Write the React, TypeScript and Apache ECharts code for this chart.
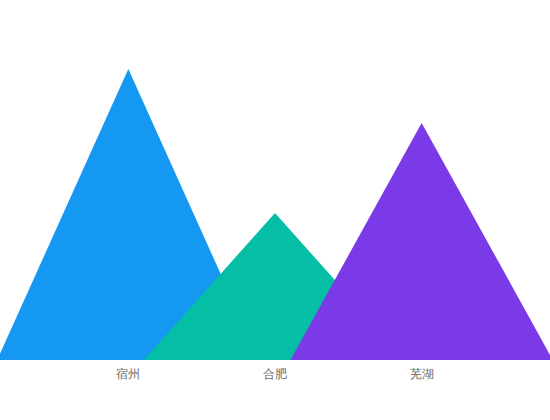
import { useEffect, useRef } from 'react'
import * as echarts from 'echarts'

const categories = ['宿州', '合肥', '芜湖']
const values = [97, 49, 79]
const colors = ['#1598F1', '#04BFA5', '#7B3AE7']

export default function App() {
  const chartRef = useRef<HTMLDivElement>(null)

  useEffect(() => {
    document.body.style.margin = '0'
    if (!chartRef.current) return
    const chart = echarts.init(chartRef.current, undefined, { renderer: 'svg' })

    const option = {
      animation: false,
      grid: { left: '10%', right: '10%', top: 60, bottom: 60 },
      xAxis: {
        type: 'category',
        data: categories,
        axisLine: { show: false },
        axisTick: { show: false },
        axisLabel: { color: '#666', fontSize: 12, margin: 8 },
      },
      yAxis: {
        type: 'value',
        min: 0,
        max: 100,
        show: false,
        splitLine: { show: false },
      },
      series: [
        {
          type: 'pictorialBar',
          barCategoryGap: '-79%',
          symbol: 'path://M0,10 L10,10 L5,0 L0,10 z',
          symbolSize: ['100%', '100%'],
          data: values.map((v, i) => ({
            value: v,
            itemStyle: { color: colors[i], opacity: 1 },
          })),
        },
      ],
    }

    chart.setOption(option)
    return () => {
      chart.dispose()
    }
  }, [])

  return <div ref={chartRef} style={{ width: '550px', height: '420px' }} />
}
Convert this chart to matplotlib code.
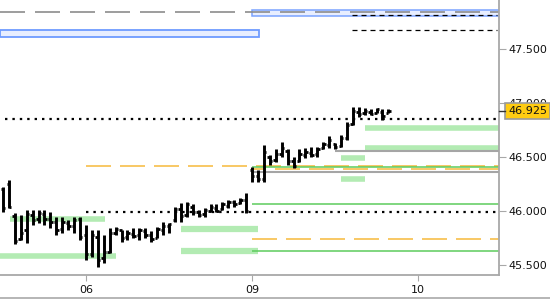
import matplotlib
matplotlib.use("Agg")
import matplotlib.pyplot as plt
from matplotlib.patches import Rectangle
from matplotlib.lines import Line2D
from matplotlib.transforms import blended_transform_factory

plt.rcParams['lines.scale_dashes'] = False

# ---- data ----
highs = [46.22, 46.29, 45.98, 45.96, 46.01, 46.01, 46.01, 46.01, 45.99, 45.94,
         45.94, 45.92, 45.94, 45.94, 45.87, 45.82, 45.82, 45.78, 45.84, 45.85,
         45.82, 45.82, 45.84, 45.84, 45.84, 45.81, 45.85, 45.90, 45.89, 46.04,
         46.07, 46.08, 46.06, 46.01, 46.03, 46.06, 46.06, 46.08, 46.10, 46.10,
         46.12, 46.17, 46.41, 46.38, 46.61, 46.52, 46.57, 46.64, 46.57, 46.50,
         46.57, 46.58, 46.59, 46.59, 46.64, 46.69, 46.63, 46.70, 46.82, 46.96,
         46.96, 46.95, 46.94, 46.95, 46.94, 46.94]
lows = [45.99, 46.03, 45.69, 45.73, 45.70, 45.87, 45.89, 45.87, 45.84, 45.78,
        45.80, 45.82, 45.80, 45.73, 45.55, 45.57, 45.48, 45.52, 45.61, 45.78,
        45.71, 45.73, 45.75, 45.73, 45.75, 45.71, 45.75, 45.78, 45.80, 45.90,
        45.90, 45.94, 45.96, 45.94, 45.94, 45.99, 45.99, 46.01, 46.03, 46.04,
        46.06, 45.98, 46.27, 46.27, 46.27, 46.43, 46.45, 46.50, 46.43, 46.40,
        46.45, 46.49, 46.50, 46.50, 46.57, 46.58, 46.57, 46.59, 46.66, 46.80,
        46.87, 46.89, 46.89, 46.91, 46.84, 46.91]
opens = [46.20, 46.25, 45.95, 45.74, 45.82, 45.96, 45.93, 45.97, 45.93, 45.90,
         45.83, 45.89, 45.86, 45.93, 45.78, 45.60, 45.76, 45.56, 45.62, 45.80,
         45.82, 45.76, 45.79, 45.78, 45.81, 45.78, 45.75, 45.82, 45.86, 45.92,
         46.02, 45.96, 46.04, 45.99, 45.97, 46.00, 46.03, 46.02, 46.05, 46.08,
         46.07, 46.10, 46.38, 46.32, 46.30, 46.50, 46.47, 46.53, 46.56, 46.46,
         46.46, 46.52, 46.54, 46.53, 46.58, 46.61, 46.62, 46.60, 46.68, 46.81,
         46.92, 46.91, 46.92, 46.91, 46.92, 46.91]
closes = [46.03, 46.04, 45.72, 45.80, 45.97, 45.92, 45.98, 45.93, 45.90, 45.82,
          45.90, 45.86, 45.92, 45.76, 45.60, 45.78, 45.55, 45.62, 45.80, 45.83,
          45.75, 45.80, 45.77, 45.82, 45.78, 45.74, 45.83, 45.86, 45.88, 46.02,
          45.95, 46.06, 45.99, 45.96, 46.01, 46.04, 46.00, 46.06, 46.08, 46.06,
          46.10, 46.00, 46.32, 46.30, 46.55, 46.46, 46.53, 46.58, 46.46, 46.42,
          46.53, 46.55, 46.52, 46.57, 46.62, 46.66, 46.59, 46.68, 46.80, 46.93,
          46.90, 46.93, 46.90, 46.94, 46.88, 46.925]
day_ticks = [14, 42, 70]
day_labels = ["06", "09", "10"]
y_ticks = [45.5, 46.0, 46.5, 47.0, 47.5]
last_price = 46.925

XMIN, XMAX = -0.5, 83.65
YMIN, YMAX = 45.407, 47.954

fig = plt.figure(figsize=(5.5, 3), dpi=100)
ax = fig.add_axes([0, 25 / 300, 499 / 550, 275 / 300])
ax.set_xlim(XMIN, XMAX)
ax.set_ylim(YMIN, YMAX)

px = 0.72  # points per pixel

# ---- reference lines / zones ----
ax.hlines(47.843, XMIN, XMAX, colors='#8c8c8c', lw=1.2, linestyles=[(0, (25 * px, 10 * px))], zorder=2)
ax.add_patch(Rectangle((XMIN, 47.611), 43.2 - XMIN, 47.676 - 47.611,
                       facecolor='#e8eeff', edgecolor='#6e9bff', lw=1.3, zorder=1))
ax.add_patch(Rectangle((42.0, 47.806), XMAX + 1 - 42.0, 47.861 - 47.806,
                       facecolor='#e8eeff', edgecolor='#7aa3ff', lw=1.1, zorder=1, clip_on=True))
for v in [47.815, 47.676]:
    ax.hlines(v, 58.85, 83.3, colors='black', lw=0.9, linestyles=[(0, (5 * px, 4 * px))], zorder=3)
dot = [(0, (2.4 * px, 5 * px))]
ax.hlines(46.852, 0.34, 83.3, colors='black', lw=1.6, linestyles=dot, zorder=3)
ax.hlines(45.995, 14, 83.3, colors='black', lw=1.6, linestyles=dot, zorder=3)
orange = '#f7b93a'
dash_o = [(0, (25 * px, 9 * px))]
ax.hlines(46.417, 14, XMAX, colors=orange, lw=1.1, linestyles=dash_o, zorder=2)
ax.hlines(46.386, 42.2, XMAX, colors=orange, lw=1.1, linestyles=[(12 * px, (25 * px, 9 * px))], zorder=2)
ax.hlines(45.738, 42.0, XMAX, colors=orange, lw=1.1, linestyles=dash_o, zorder=2)
green = '#5ccc5c'
for v in [46.410, 46.065, 45.630]:
    ax.hlines(v, 42.0, XMAX, colors=green, lw=1.1, zorder=2)
ax.hlines(46.358, 42.2, XMAX, colors='#a5a5a5', lw=1.5, zorder=2)
ax.hlines(46.551, 56.0, XMAX, colors='#a5a5a5', lw=1.5, zorder=2)
lg = '#b3ebb3'
ax.hlines(45.926, 1.18, 17.2, colors=lg, lw=4, zorder=1)
ax.hlines(45.583, XMIN, 19.05, colors=lg, lw=4, zorder=1)
ax.hlines(45.833, 30.0, 43.0, colors=lg, lw=4.5, zorder=1)
ax.hlines(45.630, 30.0, 43.0, colors=lg, lw=4.5, zorder=1)
ax.hlines(46.770, 61.0, XMAX, colors=lg, lw=4, zorder=1)
ax.hlines(46.585, 61.0, XMAX, colors=lg, lw=4, zorder=1)
ax.hlines(46.490, 57.0, 61.0, colors=lg, lw=4, zorder=1)
ax.hlines(46.300, 57.0, 61.0, colors=lg, lw=4, zorder=1)

# ---- OHLC bars ----
xs = list(range(len(highs)))
ax.vlines(xs, lows, highs, colors='black', lw=2.1, zorder=4)
tick = 0.4
ax.hlines(opens, [x - tick for x in xs], xs, colors='black', lw=2.0, zorder=4)
ax.hlines(closes, xs, [x + tick for x in xs], colors='black', lw=2.0, zorder=4)

# ---- axes styling ----
for s in ['top', 'left']:
    ax.spines[s].set_visible(False)
for s in ['right', 'bottom']:
    ax.spines[s].set_color('#a8a8a8')
    ax.spines[s].set_linewidth(1.3)
ax.yaxis.tick_right()
ax.set_yticks(y_ticks)
ax.set_yticklabels([f"{v:.3f}" for v in y_ticks])
ax.set_xticks(day_ticks)
ax.set_xticklabels(day_labels)
ax.tick_params(axis='y', length=5, color='#a8a8a8', labelsize=8, pad=2, labelcolor='#111111')
ax.tick_params(axis='x', length=4, color='#a8a8a8', labelsize=8, pad=3, labelcolor='#111111')

# last price label (covers the 47.000 tick label, as in the original)
tr = blended_transform_factory(ax.transAxes, ax.transData)
ax.text(1.0 + 9 / 499, last_price, f"{last_price:.3f}", transform=tr, ha='left', va='center',
        fontsize=8, color='#111111', zorder=10, clip_on=False,
        bbox=dict(boxstyle='square,pad=0.3', facecolor='#ffcc11', edgecolor='#9a9a9a', lw=1.2))
ax.add_line(Line2D([1.0, 1.0 + 6 / 499], [last_price, last_price], transform=tr,
                   color='#333333', lw=1, clip_on=False, zorder=10))

fig.add_artist(Line2D([0, 1], [2 / 300, 2 / 300], color='#b0b0b0', lw=1.3))

fig.savefig("out.png", dpi=100)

### DIRECTIONS
Transcribe exactly, please, the lines between the start of the records above and the line holding "const chartRef = useRef<HTMLDivElement>(null)", counting both of those lines and omitting pictures.

### WRITTEN SOLUTION
Write the React, TypeScript and Apache ECharts code for this chart.
import { useEffect, useRef } from 'react'
import * as echarts from 'echarts'

const categories = ['宿州', '合肥', '芜湖']
const values = [97, 49, 79]
const colors = ['#1598F1', '#04BFA5', '#7B3AE7']

export default function App() {
  const chartRef = useRef<HTMLDivElement>(null)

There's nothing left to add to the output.